AIM » Copy exactly the lines from the beginning of the data down to and including the line holding "const step = 0.05;", without any pictures.
------ GIVEN INFORMATION ------
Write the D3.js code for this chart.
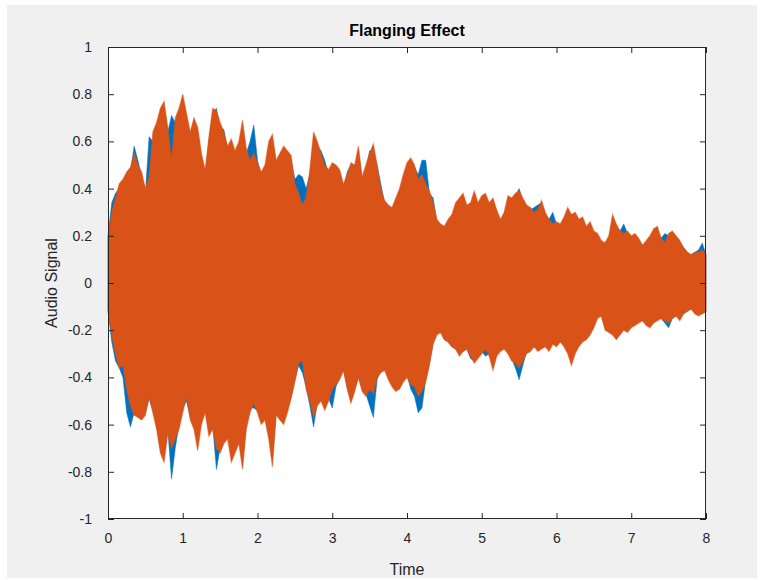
<!DOCTYPE html>
<html>
<head>
<meta charset="utf-8">
<script src="https://cdn.jsdelivr.net/npm/d3@7"></script>
<style>
  body { margin: 0; background: #fff; }
  svg { display: block; font-family: "Liberation Sans", Arial, sans-serif; }
</style>
</head>
<body>
<svg id="chart" width="761" height="580"></svg>
<script>
// waveform envelopes, one value every 0.05 s
const step = 0.05;

// flanged signal (orange)
const flangedTop = [
  0.19, 0.30, 0.36, 0.42, 0.44, 0.47, 0.49, 0.55, 0.50, 0.47,
  0.40, 0.45, 0.64, 0.68, 0.74, 0.77, 0.66, 0.52, 0.70, 0.74,
  0.80, 0.72, 0.64, 0.70, 0.66, 0.55, 0.48, 0.62, 0.74, 0.73,
  0.68, 0.64, 0.58, 0.61, 0.56, 0.60, 0.69, 0.57, 0.52, 0.55,
  0.51, 0.47, 0.50, 0.60, 0.63, 0.52, 0.55, 0.58, 0.56, 0.54,
  0.42, 0.38, 0.33, 0.36, 0.48, 0.64, 0.60, 0.55, 0.50, 0.48,
  0.51, 0.50, 0.48, 0.42, 0.46, 0.51, 0.50, 0.58, 0.45, 0.50,
  0.55, 0.59, 0.50, 0.40, 0.35, 0.33, 0.32, 0.36, 0.40, 0.46,
  0.51, 0.53, 0.50, 0.44, 0.46, 0.42, 0.39, 0.34, 0.27, 0.25,
  0.24, 0.27, 0.29, 0.34, 0.36, 0.38, 0.33, 0.34, 0.39, 0.34,
  0.37, 0.38, 0.34, 0.36, 0.31, 0.27, 0.30, 0.37, 0.36, 0.38,
  0.39, 0.36, 0.33, 0.32, 0.30, 0.31, 0.35, 0.30, 0.27, 0.25,
  0.26, 0.25, 0.28, 0.32, 0.29, 0.30, 0.27, 0.28, 0.24, 0.26,
  0.22, 0.21, 0.18, 0.17, 0.20, 0.29, 0.25, 0.22, 0.21, 0.22,
  0.20, 0.21, 0.19, 0.16, 0.18, 0.20, 0.23, 0.24, 0.19, 0.17,
  0.21, 0.22, 0.20, 0.18, 0.15, 0.13, 0.12, 0.13, 0.13, 0.14,
  0.12
];
const flangedBottom = [
  -0.11, -0.22, -0.30, -0.36, -0.35, -0.45, -0.52, -0.56, -0.57, -0.58,
  -0.56, -0.48, -0.55, -0.62, -0.72, -0.76, -0.64, -0.70, -0.66, -0.62,
  -0.55, -0.48, -0.58, -0.62, -0.71, -0.60, -0.55, -0.65, -0.62, -0.70,
  -0.72, -0.68, -0.66, -0.76, -0.72, -0.68, -0.79, -0.62, -0.55, -0.51,
  -0.55, -0.60, -0.58, -0.66, -0.78, -0.56, -0.58, -0.60, -0.55, -0.49,
  -0.42, -0.34, -0.33, -0.45, -0.50, -0.57, -0.52, -0.50, -0.54, -0.50,
  -0.45, -0.43, -0.41, -0.37, -0.45, -0.51, -0.46, -0.40, -0.46, -0.48,
  -0.45, -0.47, -0.40, -0.38, -0.37, -0.41, -0.44, -0.46, -0.45, -0.42,
  -0.40, -0.43, -0.44, -0.48, -0.46, -0.42, -0.35, -0.26, -0.22, -0.21,
  -0.24, -0.25, -0.27, -0.28, -0.31, -0.29, -0.28, -0.31, -0.34, -0.32,
  -0.30, -0.28, -0.31, -0.37, -0.31, -0.29, -0.28, -0.30, -0.33, -0.34,
  -0.36, -0.33, -0.30, -0.29, -0.27, -0.29, -0.28, -0.27, -0.29, -0.26,
  -0.27, -0.25, -0.27, -0.30, -0.35, -0.30, -0.27, -0.25, -0.24, -0.22,
  -0.19, -0.15, -0.14, -0.20, -0.21, -0.22, -0.24, -0.22, -0.20, -0.21,
  -0.19, -0.18, -0.17, -0.16, -0.18, -0.19, -0.17, -0.16, -0.15, -0.16,
  -0.17, -0.15, -0.14, -0.16, -0.13, -0.12, -0.11, -0.13, -0.14, -0.13,
  -0.12
];

// original signal (blue), mostly hidden under the orange one
const originalTop = [
  0.20, 0.34, 0.38, 0.40, 0.43, 0.45, 0.47, 0.58, 0.52, 0.45,
  0.38, 0.62, 0.60, 0.66, 0.72, 0.74, 0.64, 0.71, 0.68, 0.70,
  0.76, 0.70, 0.62, 0.66, 0.64, 0.52, 0.46, 0.60, 0.72, 0.74,
  0.66, 0.65, 0.56, 0.58, 0.54, 0.57, 0.64, 0.55, 0.60, 0.67,
  0.52, 0.45, 0.48, 0.57, 0.60, 0.50, 0.53, 0.56, 0.54, 0.52,
  0.44, 0.46, 0.45, 0.40, 0.46, 0.60, 0.58, 0.56, 0.52, 0.46,
  0.49, 0.48, 0.46, 0.40, 0.47, 0.50, 0.48, 0.55, 0.44, 0.48,
  0.56, 0.56, 0.50, 0.42, 0.34, 0.32, 0.31, 0.35, 0.38, 0.44,
  0.49, 0.51, 0.49, 0.46, 0.52, 0.52, 0.38, 0.36, 0.26, 0.24,
  0.23, 0.26, 0.28, 0.32, 0.35, 0.37, 0.32, 0.33, 0.37, 0.33,
  0.36, 0.36, 0.33, 0.34, 0.30, 0.26, 0.29, 0.35, 0.35, 0.37,
  0.40, 0.35, 0.32, 0.31, 0.32, 0.33, 0.34, 0.29, 0.27, 0.30,
  0.25, 0.24, 0.27, 0.30, 0.28, 0.29, 0.26, 0.27, 0.23, 0.25,
  0.21, 0.20, 0.17, 0.17, 0.19, 0.27, 0.24, 0.22, 0.25, 0.21,
  0.19, 0.20, 0.18, 0.16, 0.17, 0.19, 0.21, 0.22, 0.19, 0.21,
  0.20, 0.20, 0.19, 0.17, 0.15, 0.13, 0.12, 0.13, 0.14, 0.17,
  0.12
];
const originalBottom = [
  -0.12, -0.25, -0.33, -0.36, -0.40, -0.55, -0.61, -0.55, -0.56, -0.57,
  -0.55, -0.49, -0.54, -0.60, -0.70, -0.72, -0.62, -0.83, -0.70, -0.60,
  -0.53, -0.50, -0.57, -0.60, -0.68, -0.58, -0.53, -0.63, -0.60, -0.79,
  -0.70, -0.66, -0.64, -0.73, -0.70, -0.66, -0.76, -0.60, -0.53, -0.53,
  -0.54, -0.58, -0.56, -0.64, -0.74, -0.55, -0.57, -0.58, -0.53, -0.48,
  -0.41, -0.35, -0.38, -0.44, -0.52, -0.61, -0.51, -0.49, -0.52, -0.49,
  -0.53, -0.44, -0.40, -0.37, -0.44, -0.50, -0.45, -0.40, -0.45, -0.47,
  -0.52, -0.57, -0.41, -0.37, -0.36, -0.40, -0.43, -0.45, -0.44, -0.41,
  -0.39, -0.45, -0.48, -0.55, -0.53, -0.41, -0.34, -0.25, -0.21, -0.21,
  -0.24, -0.25, -0.27, -0.28, -0.30, -0.29, -0.28, -0.32, -0.33, -0.31,
  -0.29, -0.31, -0.30, -0.36, -0.30, -0.28, -0.27, -0.29, -0.32, -0.36,
  -0.41, -0.35, -0.29, -0.28, -0.27, -0.28, -0.27, -0.27, -0.28, -0.25,
  -0.26, -0.25, -0.26, -0.29, -0.33, -0.29, -0.26, -0.24, -0.23, -0.21,
  -0.18, -0.14, -0.14, -0.19, -0.20, -0.21, -0.23, -0.21, -0.19, -0.20,
  -0.18, -0.17, -0.16, -0.16, -0.17, -0.18, -0.16, -0.15, -0.15, -0.17,
  -0.19, -0.15, -0.14, -0.15, -0.13, -0.12, -0.11, -0.12, -0.13, -0.13,
  -0.12
];

const xTicks = [0, 1, 2, 3, 4, 5, 6, 7, 8];
const yTicks = [-1, -0.8, -0.6, -0.4, -0.2, 0, 0.2, 0.4, 0.6, 0.8, 1];

const svg = d3.select("#chart");
const margin = { left: 108, top: 47, right: 706, bottom: 519 };
const axisColor = "#262626";

// figure background
svg.append("rect")
  .attr("x", 7).attr("y", 5)
  .attr("width", 750).attr("height", 573)
  .attr("fill", "#f0f0f0");

svg.append("rect")
  .attr("x", margin.left).attr("y", margin.top)
  .attr("width", margin.right - margin.left)
  .attr("height", margin.bottom - margin.top)
  .attr("fill", "#fff");

const x = d3.scaleLinear().domain([0, 8]).range([margin.left, margin.right]);
const y = d3.scaleLinear().domain([-1, 1]).range([margin.bottom, margin.top]);

function envelope(top, bottom) {
  return top.map((v, i) => ({ t: i * step, hi: v, lo: bottom[i] }));
}

const area = d3.area()
  .x(d => x(d.t))
  .y0(d => y(d.lo))
  .y1(d => y(d.hi));

const plot = svg.append("g");

plot.append("path")
  .datum(envelope(originalTop, originalBottom))
  .attr("d", area)
  .attr("fill", "#0072bd")
  .attr("stroke", "#0072bd")
  .attr("stroke-opacity", 0.5)
  .attr("stroke-width", 1);

plot.append("path")
  .datum(envelope(flangedTop, flangedBottom))
  .attr("d", area)
  .attr("fill", "#d95319")
  .attr("stroke", "#d95319")
  .attr("stroke-opacity", 0.5)
  .attr("stroke-width", 1.2);

// axes, matlab style: ticks inside, box on
const fmt = d => String(d);

const customAxis = (g) => {
  g.select(".domain").remove();
  g.selectAll(".tick line").attr("stroke", axisColor);
  g.selectAll(".tick text")
    .attr("fill", axisColor)
    .style("font-size", "14px");
};

svg.append("g")
  .attr("transform", `translate(0,${margin.bottom})`)
  .call(d3.axisBottom(x).tickValues(xTicks).tickFormat(fmt).tickSizeInner(-6).tickSizeOuter(0).tickPadding(14))
  .call(customAxis);

svg.append("g")
  .attr("transform", `translate(0,${margin.top})`)
  .call(d3.axisTop(x).tickValues(xTicks).tickFormat("").tickSizeInner(-6).tickSizeOuter(0))
  .call(customAxis);

svg.append("g")
  .attr("transform", `translate(${margin.left},0)`)
  .call(d3.axisLeft(y).tickValues(yTicks).tickFormat(fmt).tickSizeInner(-6).tickSizeOuter(0).tickPadding(16))
  .call(customAxis);

svg.append("g")
  .attr("transform", `translate(${margin.right},0)`)
  .call(d3.axisRight(y).tickValues(yTicks).tickFormat("").tickSizeInner(-6).tickSizeOuter(0))
  .call(customAxis);

svg.append("rect")
  .attr("x", margin.left + 0.5).attr("y", margin.top + 0.5)
  .attr("width", margin.right - margin.left - 1)
  .attr("height", margin.bottom - margin.top - 1)
  .attr("fill", "none")
  .attr("stroke", axisColor)
  .attr("stroke-width", 1);

svg.append("text")
  .attr("x", (margin.left + margin.right) / 2)
  .attr("y", 36)
  .attr("text-anchor", "middle")
  .attr("font-weight", "bold")
  .attr("font-size", 16)
  .attr("fill", "#000")
  .text("Flanging Effect");

svg.append("text")
  .attr("x", (margin.left + margin.right) / 2)
  .attr("y", 575)
  .attr("text-anchor", "middle")
  .attr("font-size", 16)
  .attr("fill", axisColor)
  .text("Time");

svg.append("text")
  .attr("transform", `translate(57,${y(0)}) rotate(-90)`)
  .attr("text-anchor", "middle")
  .attr("font-size", 16)
  .attr("fill", axisColor)
  .text("Audio Signal");
</script>
</body>
</html>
------
COMPLETED EXERCISE »
Write the D3.js code for this chart.
<!DOCTYPE html>
<html>
<head>
<meta charset="utf-8">
<script src="https://cdn.jsdelivr.net/npm/d3@7"></script>
<style>
  body { margin: 0; background: #fff; }
  svg { display: block; font-family: "Liberation Sans", Arial, sans-serif; }
</style>
</head>
<body>
<svg id="chart" width="761" height="580"></svg>
<script>
// waveform envelopes, one value every 0.05 s
const step = 0.05;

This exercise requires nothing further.